Bond buyers boost bids after hefty gov’t payouts

The Marcos administration tapped local creditors at lower rates in Tuesday’s Treasury bond (T-bond) auction. The government took advantage of a cash-rich market after settling hefty debt maturities.
The Bureau of the Treasury was able to raise the planned amount of P30 billion via re-issued T-bonds. These have a remaining life of four years and 10 months.
The offering attracted P79.7 billion in total demand, exceeding the original size of the issuance by 2.7 times.
Last week, lenders tendered a total of P66.7 billion only for seven-year bonds.
The latest auction results showed the five-year debt paper fetched an average rate of 5.772 percent. This was lower than the 5.896 percent seen during the previous offering of the comparable tenor last July 1.
It was also cheaper than the benchmark yield of 5.814 percent quoted in the secondary market.

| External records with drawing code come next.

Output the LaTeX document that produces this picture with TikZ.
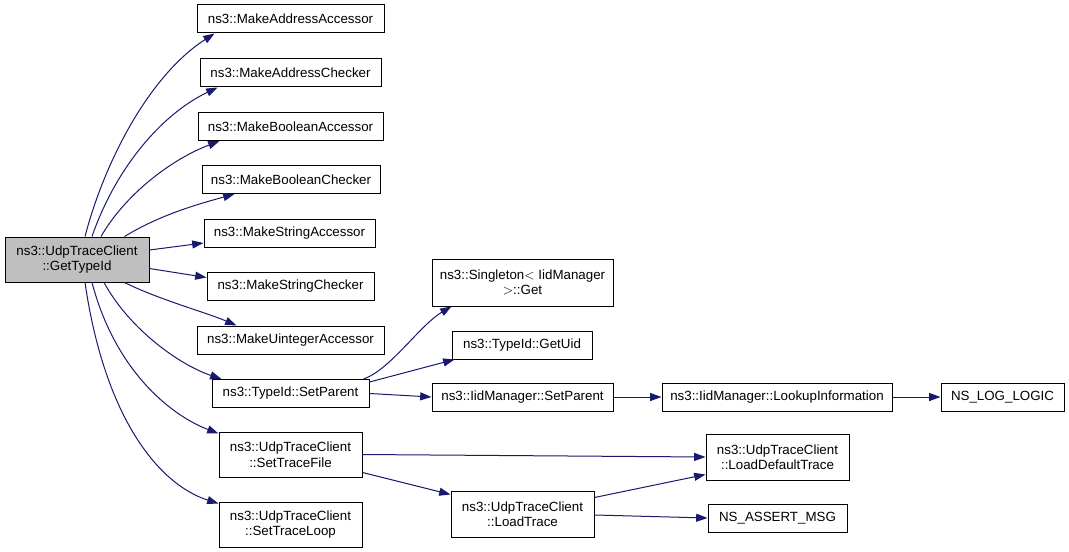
\documentclass[tikz,border=0pt]{standalone}
\usepackage{fontspec}
\setmainfont{Liberation Sans}
\usetikzlibrary{arrows.meta,calc}
\definecolor{edgec}{HTML}{191970}
\definecolor{mgray}{HTML}{BFBFBF}
\begin{document}
\begin{tikzpicture}[x=0.75pt,y=-0.75pt,
 box/.style={draw=black,line width=0.75pt,inner sep=0pt,align=center,font=\fontsize{10}{11.6}\selectfont,fill=white,minimum height=28*0.75pt},
 tall/.style={minimum height=45*0.75pt},
 e/.style={draw=edgec,line width=0.75pt,-{Triangle[length=8.5pt,width=6pt]}},
]
\useasboundingbox[fill=white] (0,0) rectangle (1069,552);
\node[box,tall,fill=mgray,minimum width=144*0.75pt] (main) at (77,259.5) {ns3::UdpTraceClient\\::GetTypeId};
\node[box,minimum width=187*0.75pt] (maa) at (290.5,19) {ns3::MakeAddressAccessor};
\node[box,minimum width=181*0.75pt] (mac) at (290.5,73) {ns3::MakeAddressChecker};
\node[box,minimum width=185*0.75pt] (mba) at (290.5,126.5) {ns3::MakeBooleanAccessor};
\node[box,minimum width=178*0.75pt] (mbc) at (291,179.5) {ns3::MakeBooleanChecker};
\node[box,minimum width=171*0.75pt] (msa) at (289.5,233) {ns3::MakeStringAccessor};
\node[box,minimum width=167*0.75pt] (msc) at (290.5,286.5) {ns3::MakeStringChecker};
\node[box,minimum width=187*0.75pt] (mua) at (290.5,340) {ns3::MakeUintegerAccessor};
\node[box,minimum width=157*0.75pt] (tsp) at (290.5,393.5) {ns3::TypeId::SetParent};
\node[box,tall,minimum width=143*0.75pt] (stf) at (290.5,454.5) {ns3::UdpTraceClient\\::SetTraceFile};
\node[box,tall,minimum width=143*0.75pt] (stl) at (290.5,524.5) {ns3::UdpTraceClient\\::SetTraceLoop};
\node[box,tall,minimum width=181*0.75pt,minimum height=47*0.75pt] (sget) at (522.5,282.5) {ns3::Singleton$<$ IidManager\\$>$::Get};
\node[box,minimum width=140*0.75pt] (guid) at (522,345) {ns3::TypeId::GetUid};
\node[box,minimum width=181*0.75pt] (isp) at (522.5,397) {ns3::IidManager::SetParent};
\node[box,minimum width=230*0.75pt] (lookup) at (777,397) {ns3::IidManager::LookupInformation};
\node[box,minimum width=123*0.75pt] (nslog) at (1002.5,397) {NS\_LOG\_LOGIC};
\node[box,tall,minimum width=143*0.75pt,minimum height=46*0.75pt] (ldt) at (777.5,457) {ns3::UdpTraceClient\\::LoadDefaultTrace};
\node[box,tall,minimum width=143*0.75pt,minimum height=46*0.75pt] (lt) at (522.5,514) {ns3::UdpTraceClient\\::LoadTrace};
\node[box,minimum width=139*0.75pt] (nsa) at (777.5,518) {NS\_ASSERT\_MSG};

\draw[e] ($(main.north)+(8,0)$) .. controls (105,160) and (150,75) .. ($(maa.south west)+(18,0)$);
\draw[e] ($(main.north)+(15,0)$) .. controls (115,170) and (160,115) .. ($(mac.south west)+(18,0)$);
\draw[e] ($(main.north)+(24,0)$) .. controls (125,195) and (170,160) .. ($(mba.south west)+(22,0)$);
\draw[e] ($(main.north east)+(-25,0)$) .. controls (160,215) and (195,205) .. ($(mbc.south west)+(33,0)$);
\draw[e] ($(main.east)+(0,-9.5)$) -- ($(msa.west)+(0,10)$);
\draw[e] ($(main.east)+(0,9)$) -- ($(msc.west)+(0,-9)$);
\draw[e] ($(main.south east)+(-25,0)$) .. controls (160,300) and (205,312) .. ($(mua.north west)+(40,0)$);
\draw[e] ($(main.south)+(27,0)$) .. controls (130,330) and (180,365) .. ($(tsp.north west)+(10,0)$);
\draw[e] ($(main.south)+(15,0)$) .. controls (115,370) and (170,415) .. ($(stf.north west)+(0,2)$);
\draw[e] ($(main.south)+(8,0)$) .. controls (105,420) and (160,485) .. ($(stl.north west)+(0,2)$);

\draw[e] ($(tsp.north east)+(-6,0)$) .. controls (390,370) and (420,325) .. ($(sget.south west)+(20,0)$);
\draw[e] ($(tsp.north east)+(0,3)$) -- ($(guid.south west)+(3,0)$);
\draw[e] (tsp.east) -- (isp.west);
\draw[e] (isp.east) -- (lookup.west);
\draw[e] (lookup.east) -- (nslog.west);
\draw[e] (stf.east) -- (ldt.west);
\draw[e] ($(stf.south east)+(0,-5)$) -- ($(lt.north west)+(0,4)$);
\draw[e] ($(lt.north east)+(0,7)$) -- ($(ldt.south west)+(0,-6)$);
\draw[e] ($(lt.east)+(0,1)$) -- (nsa.west);
\end{tikzpicture}
\end{document}
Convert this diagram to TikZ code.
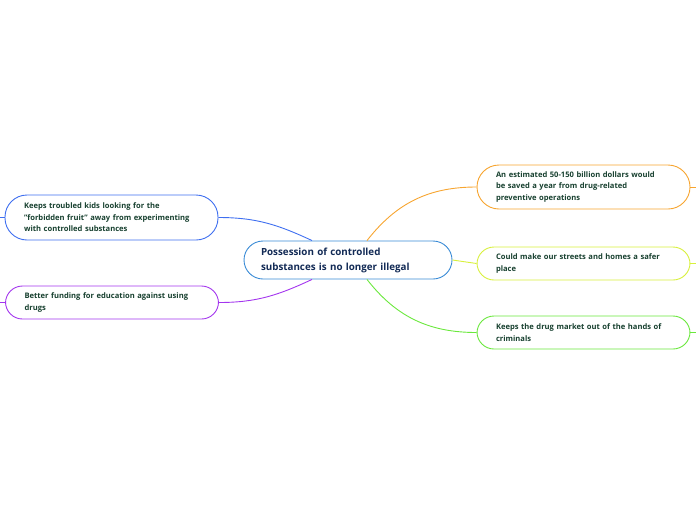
\documentclass[tikz,border=0pt]{standalone}
\usepackage{fontspec}
\setmainfont{Open Sans}
\usetikzlibrary{positioning,calc}
\definecolor{hubline}{HTML}{3A8BD6}
\definecolor{hubtext}{HTML}{122A55}
\definecolor{leaftext}{HTML}{17402F}
\definecolor{saved}{HTML}{F7A530}
\definecolor{safer}{HTML}{D8F03C}
\definecolor{market}{HTML}{6AE83C}
\definecolor{kids}{HTML}{3F6FF0}
\definecolor{funding}{HTML}{A335EE}

\tikzset{
  hubbox/.style={draw=hubline,line width=0.9pt,rounded corners=19pt,fill=white,
    text=hubtext,font=\fontsize{9.8}{15}\selectfont\bfseries,align=left,
    text width=174pt,inner xsep=17pt,minimum height=38pt},
  leafbox/.style={draw=#1,line width=0.9pt,rounded corners=17pt,fill=white,
    text=leaftext,font=\fontsize{7.6}{11.5}\selectfont\bfseries,align=left,
    text width=175pt,inner xsep=19pt,minimum height=33pt},
  link/.style={draw=#1,line width=0.9pt}
}

\begin{document}
\begin{tikzpicture}[x=1pt,y=-1pt]
  \useasboundingbox (0,0) rectangle (696,520);

  % central topic
  \node[hubbox] (hub) at (348,260) {Possession of controlled\\substances is no longer illegal};

  % right branches
  \node[leafbox=saved,minimum height=44pt,rounded corners=22pt] (saved) at (583.5,187)
    {An estimated 50-150 billion dollars would\\be saved a year from drug-related\\preventive operations};
  \node[leafbox=safer] (safer) at (583.5,263.5) {Could make our streets and homes a safer\\place};
  \node[leafbox=market] (market) at (583.5,332.5) {Keeps the drug market out of the hands of\\criminals};

  % left branches
  \node[leafbox=kids,minimum height=45pt,rounded corners=22pt] (kids) at (111.5,217.5)
    {Keeps troubled kids looking for the\\"forbidden fruit" away from experimenting\\with controlled substances};
  \node[leafbox=funding] (funding) at (112,302.5) {Better funding for education against using\\drugs};

  % connectors
  \draw[link=saved] ([xshift=19pt]hub.north) to[out=52,in=180] (saved.west);
  \draw[link=safer] (hub.east) -- (safer.west);
  \draw[link=market] ([xshift=19pt]hub.south) to[out=-52,in=180] (market.west);
  \draw[link=kids] ([xshift=-36pt]hub.north) to[out=155,in=0] (kids.east);
  \draw[link=funding] ([xshift=-36pt]hub.south) to[out=-155,in=0] (funding.east);

  % stubs at the page edge
  \coordinate (savedend) at (696,187);
  \coordinate (saferend) at (696,263.5);
  \coordinate (marketend) at (696,332.5);
  \coordinate (kidsend) at (0,217.5);
  \coordinate (fundingend) at (0,302.5);
  \draw[link=saved] (saved.east) -- (savedend);
  \draw[link=safer] (safer.east) -- (saferend);
  \draw[link=market] (market.east) -- (marketend);
  \draw[link=kids] (kidsend) -- (kids.west);
  \draw[link=funding] (fundingend) -- (funding.west);
\end{tikzpicture}
\end{document}
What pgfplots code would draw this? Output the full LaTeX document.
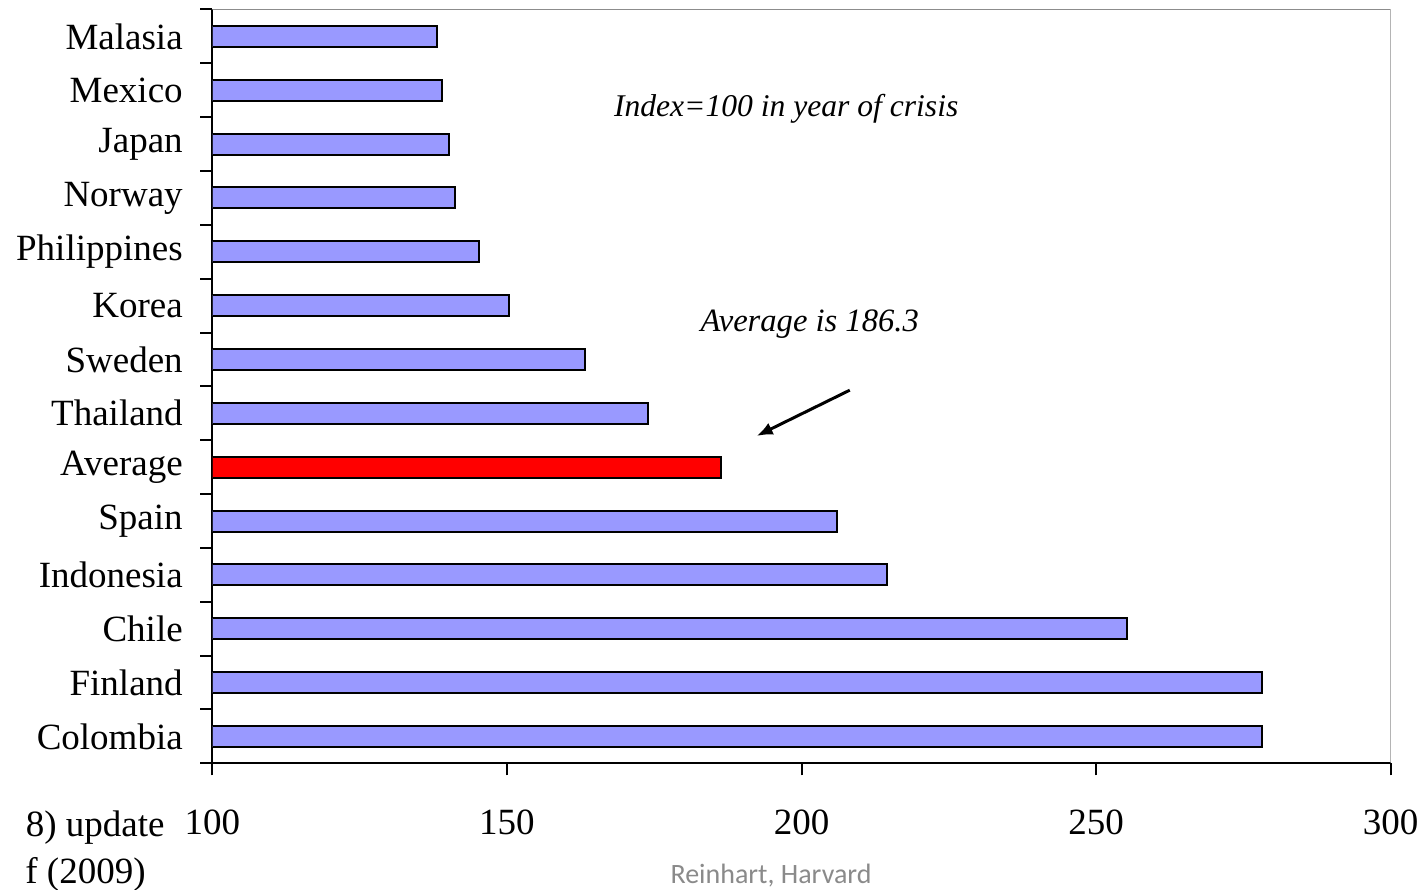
\documentclass[border=0pt]{standalone}
\usepackage{pgfplots}
\pgfplotsset{compat=1.18}
\usetikzlibrary{arrows.meta}
\usepackage{fontspec}
\setmainfont{Liberation Serif}
\newfontfamily\footfont{Carlito}
\definecolor{barblue}{HTML}{9999FF}
\definecolor{framegray}{HTML}{8C8C8C}
\definecolor{footgray}{HTML}{8A8A8A}

\begin{document}
\begin{tikzpicture}[x=1pt,y=1pt]
\path[use as bounding box] (0,0) rectangle (711,444.5);
\begin{axis}[
  at={(106.15pt,62.85pt)}, anchor=south west,
  scale only axis, width=589.2pt, height=376.9pt,
  xmin=100, xmax=300, ymin=-0.5, ymax=13.5,
  xbar, bar width=0.39, bar shift=0pt,
  axis x line*=bottom, axis y line*=left,
  axis line style={-, line width=1pt, black},
  xtick={100,150,200,250,300},
  ytick={0,...,13},
  yticklabels={Colombia,Finland,Chile,Indonesia,Spain,Average,Thailand,Sweden,Korea,Philippines,Norway,Japan,Mexico,Malasia},
  minor ytick={-0.5,0.5,...,13.5},
  tick align=outside,
  major tick length=6pt, minor tick length=6pt,
  major y tick style={draw=none},
  every tick/.style={black, line width=1pt},
  minor y tick style={black, line width=1pt},
  major x tick style={black, line width=1pt},
  /pgf/number format/assume math mode=true,
  ticklabel style={font=\fontsize{18.5}{22}\selectfont},
  yticklabel style={inner sep=0pt, xshift=-8.6pt},
  xticklabel style={inner sep=0pt, yshift=-17pt},
]
\addplot[fill=barblue, draw=black, line width=1pt] coordinates {
  (278.1,0) (278.1,1) (255.3,2) (214.5,3) (206.0,4)
  (174.0,6) (163.3,7) (150.4,8) (145.3,9) (141.2,10)
  (140.1,11) (139.0,12) (138.2,13)
};
\addplot[fill=red, draw=black, line width=1pt] coordinates {(186.3,5)};
\draw[framegray, line width=1pt] (rel axis cs:0,1) -- (rel axis cs:1,1) -- (rel axis cs:1,0);
% annotations
\node[font=\fontsize{15.8}{19}\selectfont\itshape] at (axis cs:197.4,11.66) {Index=100 in year of crisis};
\node[font=\fontsize{16.3}{19}\selectfont\itshape] at (axis cs:201.4,7.66) {Average is 186.3};
\draw[-{Latex[length=8pt,width=6.5pt]}, line width=1.5pt] (axis cs:208.2,6.43) -- (axis cs:192.4,5.58);
\end{axis}
\node[anchor=base east, inner sep=0pt, font=\fontsize{18.5}{22}\selectfont] at (82.5,26.5) {8) update};
\node[anchor=base east, inner sep=0pt, font=\fontsize{18.5}{22}\selectfont] at (73,3) {f (2009)};
\node[anchor=base, inner sep=0pt, text=footgray, font=\footfont\fontsize{14}{17}\selectfont] at (385.5,3) {Reinhart, Harvard};
\end{tikzpicture}
\end{document}
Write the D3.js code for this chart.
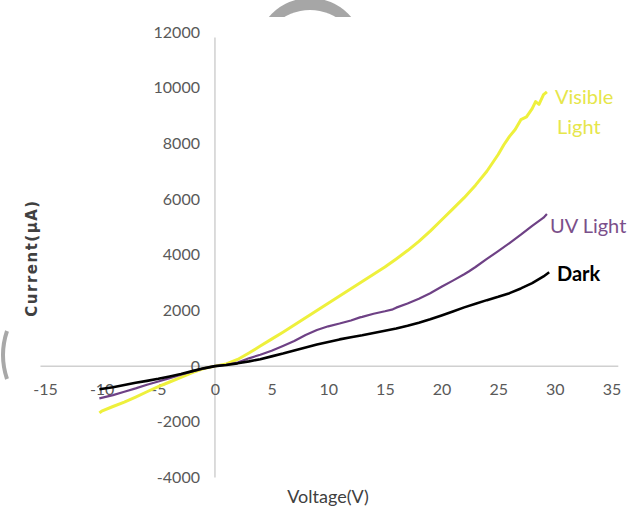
<!DOCTYPE html>
<html>
<head>
<meta charset="utf-8">
<script src="https://cdn.jsdelivr.net/npm/d3@7"></script>
<style>
	body { margin: 0; background: #fff; }
	svg { display: block; }
</style>
</head>
<body>
<script>
// ______________ data
var xTicks = [-15, -10, -5, 0, 5, 10, 15, 20, 25, 30, 35]
var yTicks = [-4000, -2000, 0, 2000, 4000, 6000, 8000, 10000, 12000]

var darkV = [-10.2, -9, -8, -7, -6, -5, -4, -3, -2, -1, 0, 1, 2, 3, 4, 5, 6, 7, 8, 9, 10, 11, 12, 13, 14, 15, 16, 17, 18, 19, 20, 21, 22, 23, 24, 25, 26, 27, 28, 29, 29.5]
var darkI = [-830, -760, -680, -600, -530, -455, -370, -280, -180, -80, 0, 40, 100, 170, 250, 350, 450, 560, 670, 780, 870, 960, 1040, 1110, 1190, 1270, 1350, 1450, 1560, 1680, 1820, 1960, 2110, 2240, 2370, 2490, 2620, 2790, 2980, 3220, 3370]

var uvV = [-10.2, -9, -8, -7, -6, -5, -4, -3, -2, -1, 0, 1, 2, 3, 4, 5, 6, 7, 8, 9, 10, 11, 12, 12.8, 13, 14, 15, 15.7, 16, 17, 18, 19, 20, 21, 22, 22.4, 23, 24, 25, 26, 27, 28, 29, 29.3]
var uvI = [-1160, -1040, -920, -800, -670, -550, -430, -310, -190, -80, 0, 50, 130, 280, 410, 550, 720, 900, 1120, 1300, 1430, 1530, 1640, 1750, 1770, 1880, 1970, 2040, 2100, 2250, 2420, 2620, 2850, 3070, 3300, 3400, 3560, 3850, 4130, 4420, 4720, 5040, 5330, 5460]

var visV = [-10.2, -10, -9, -8, -7, -6, -5, -4, -3, -2, -1, 0, 1, 2, 3, 4, 5, 6, 7, 8, 9, 10, 11, 12, 13, 14, 15, 16, 17, 18, 19, 20, 21, 22, 23, 24, 25, 25.5, 26, 26.5, 27, 27.5, 28, 28.3, 28.6, 29, 29.3]
var visI = [-1680, -1620, -1450, -1290, -1110, -920, -740, -570, -400, -230, -90, 0, 80, 240, 470, 720, 970, 1220, 1480, 1740, 2000, 2260, 2520, 2780, 3040, 3300, 3560, 3850, 4150, 4480, 4850, 5250, 5650, 6050, 6500, 7000, 7600, 7950, 8250, 8500, 8850, 8950, 9250, 9500, 9400, 9750, 9850]

var seriesNames = ['Visible', 'UV Light', 'Dark']
var seriesColors = ['#eef03c', '#6e4185', '#000000']

// ______________ layout
var width = 637, height = 518
var x = d3.scaleLinear().domain([-15, 35]).range([45, 611.5])
var y = d3.scaleLinear().domain([-4000, 12000]).range([477.5, 32])
var fontFace = 'Lato, "Open Sans", sans-serif'

var svg = d3.select('body').append('svg')
	.attr('width', width)
	.attr('height', height)
	.style('font-family', fontFace)

// ______________ bits of the scan around the chart
svg.append('circle').attr('cx', 310).attr('cy', 52).attr('r', 54).style('fill', '#a6a6a6')
svg.append('circle').attr('cx', 310).attr('cy', 60).attr('r', 50).style('fill', '#fff')
svg.append('rect').attr('x', 240).attr('y', 17).attr('width', 140).attr('height', 120).style('fill', '#fff')
svg.append('path')
	.attr('d', 'M 7 331 Q -1 355 7 379')
	.style('fill', 'none').style('stroke', '#a8a8a8').style('stroke-width', 4)

// ______________ axes
var axisColor = '#d0d0d0'
svg.append('line')
	.attr('x1', x(-15.4)).attr('x2', x(35.6))
	.attr('y1', y(0)).attr('y2', y(0))
	.style('stroke', axisColor).style('stroke-width', 1.5)
svg.append('line')
	.attr('x1', x(0)).attr('x2', x(0))
	.attr('y1', y(11800)).attr('y2', y(-4000))
	.style('stroke', axisColor).style('stroke-width', 1.5)

var plain = function (d) { return String(d) }

var xAxis = d3.axisBottom(x).tickValues(xTicks).tickFormat(plain).tickSize(0).tickPadding(0)
var gx = svg.append('g')
	.attr('transform', 'translate(0,' + (y(0) + 24) + ')')
	.call(xAxis)
	.attr('font-family', fontFace)
gx.select('.domain').remove()
gx.selectAll('text')
	.attr('dy', '0.32em')
	.attr('y', 0)
	.style('font-size', '16px')
	.style('fill', '#595959')

var yAxis = d3.axisLeft(y).tickValues(yTicks).tickFormat(plain).tickSize(0).tickPadding(0)
var gy = svg.append('g')
	.attr('transform', 'translate(' + (x(0) - 15) + ',0)')
	.call(yAxis)
	.attr('font-family', fontFace)
gy.select('.domain').remove()
gy.selectAll('text')
	.style('font-size', '16px')
	.style('fill', '#595959')

// axis titles
svg.append('text')
	.attr('x', 328).attr('y', 503)
	.attr('text-anchor', 'middle')
	.style('font-size', '18px')
	.style('fill', '#404040')
	.text('Voltage(V)')
svg.append('text')
	.attr('transform', 'translate(37,258) rotate(-90)')
	.attr('text-anchor', 'middle')
	.style('font-family', '"DejaVu Sans", sans-serif')
	.style('font-weight', 'bold')
	.style('letter-spacing', '1.5px')
	.style('font-size', '15px')
	.style('fill', '#404040')
	.text('Current(μA)')

// ______________ curves
var line = d3.line()
	.x(function (d) { return x(d[0]) })
	.y(function (d) { return y(d[1]) })

var curves = [
	{ name: seriesNames[0], v: visV, i: visI, color: seriesColors[0], w: 3 },
	{ name: seriesNames[1], v: uvV, i: uvI, color: seriesColors[1], w: 2.2 },
	{ name: seriesNames[2], v: darkV, i: darkI, color: seriesColors[2], w: 2.6 }
]

svg.append('g')
	.selectAll('path')
	.data(curves)
	.enter()
	.append('path')
		.attr('d', function (d) { return line(d.v.map(function (v, k) { return [v, d.i[k]] })) })
		.style('fill', 'none')
		.style('stroke', function (d) { return d.color })
		.style('stroke-width', function (d) { return d.w })
		.style('stroke-linejoin', 'round')

// ______________ series labels
var labels = [
	{ t: 'Visible', x: 555, y: 104, c: '#e6e64a', b: 'normal' },
	{ t: 'Light', x: 557, y: 134, c: '#e6e64a', b: 'normal' },
	{ t: 'UV Light', x: 550, y: 233, c: '#7b4f8a', b: 'normal' },
	{ t: 'Dark', x: 557, y: 281, c: '#000', b: 'bold' }
]
svg.selectAll('text.lab')
	.data(labels)
	.enter()
	.append('text')
		.classed('lab', true)
		.attr('x', function (d) { return d.x })
		.attr('y', function (d) { return d.y })
		.style('font-size', '20px')
		.style('font-weight', function (d) { return d.b })
		.style('fill', function (d) { return d.c })
		.text(function (d) { return d.t })
</script>
</body>
</html>
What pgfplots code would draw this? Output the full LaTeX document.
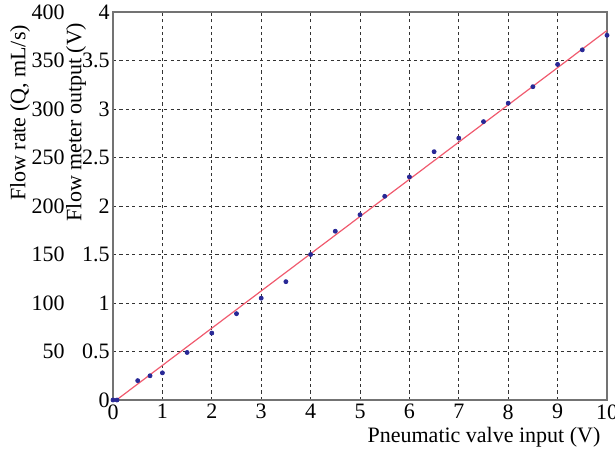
\documentclass[border=0pt]{standalone}
\usepackage{pgfplots}
\pgfplotsset{compat=1.18}
\usepackage{fontspec}
\setmainfont{Liberation Serif}

\definecolor{dotblue}{RGB}{40,40,150}
\definecolor{fitred}{RGB}{240,90,110}

\begin{document}
\fontsize{11}{13}\selectfont
\begin{tikzpicture}
\path[use as bounding box] (-56.5pt,-26pt) rectangle (251pt,200pt);

% main axis: flow meter output vs valve input
\begin{axis}[
    at={(0,0)}, anchor=south west,
    scale only axis, width=247pt, height=194pt,
    xmin=0, xmax=10, ymin=0, ymax=4,
    xtick={0,1,...,10},
    ytick={0,0.5,1,1.5,2,2.5,3,3.5,4},
    grid=major,
    grid style={black!80, line width=0.4pt, dash pattern=on 1.6pt off 1.6pt},
    axis line style={black!55, line width=0.6pt},
    tick style={draw=none},
    /pgf/number format/assume math mode=true,
    ticklabel style={font=\fontsize{11}{13}\selectfont},
    yticklabel style={inner sep=1.5pt},
    xticklabel style={inner sep=2pt},
    clip=false,
]
\addplot[fitred, line width=0.6pt] coordinates {(0.07,0) (10,3.81)};
\addplot[only marks, mark=*, mark size=1pt, color=dotblue] coordinates {
    (0,0) (0.08,0) (0.5,0.2) (0.75,0.25) (1,0.28) (1.5,0.49)
    (2,0.69) (2.5,0.89) (3,1.05) (3.5,1.22) (4,1.5) (4.5,1.74)
    (5,1.91) (5.5,2.1) (6,2.3) (6.5,2.56) (7,2.7) (7.5,2.87)
    (8,3.06) (8.5,3.23) (9,3.46) (9.5,3.61) (10,3.76)
};
\end{axis}

% outer scale: flow rate
\begin{axis}[
    at={(0,0)}, anchor=south west,
    scale only axis, width=247pt, height=194pt,
    xmin=0, xmax=10, ymin=0, ymax=400,
    hide x axis,
    axis line style={draw=none},
    tick style={draw=none},
    ytick={50,100,...,400},
    /pgf/number format/assume math mode=true,
    ticklabel style={font=\fontsize{11}{13}\selectfont},
    yticklabel style={inner sep=1.5pt, xshift=-22.5pt},
]
\addplot[draw=none] coordinates {(0,0) (10,400)};
\end{axis}

\node[rotate=90] at (-46.5pt,143.5pt) {Flow rate (Q, mL/s)};
\node[rotate=90] at (-18.5pt,139pt) {Flow meter output (V)};
\node at (185.5pt,-18.5pt) {Pneumatic valve input (V)};
\end{tikzpicture}
\end{document}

“The five-year T-bond average auction yields eased after the large bond maturity today, Sept. 9, at P288.659 billion that could have increased the demand for government securities and reinvest at still much higher yields,” said Michael Ricafort, chief economist at Rizal Commercial Banking Corp..
This year, the government plans to borrow P2.6 trillion from lenders to plug a projected budget deficit of P1.6 trillion. This is equivalent to 5.5 percent of gross domestic product. The drive is expected to push the debt stock to P17.36 trillion by year’s end.
Fiscal planners say they will continue to favor onshore borrowing to limit exposure to foreign exchange risks.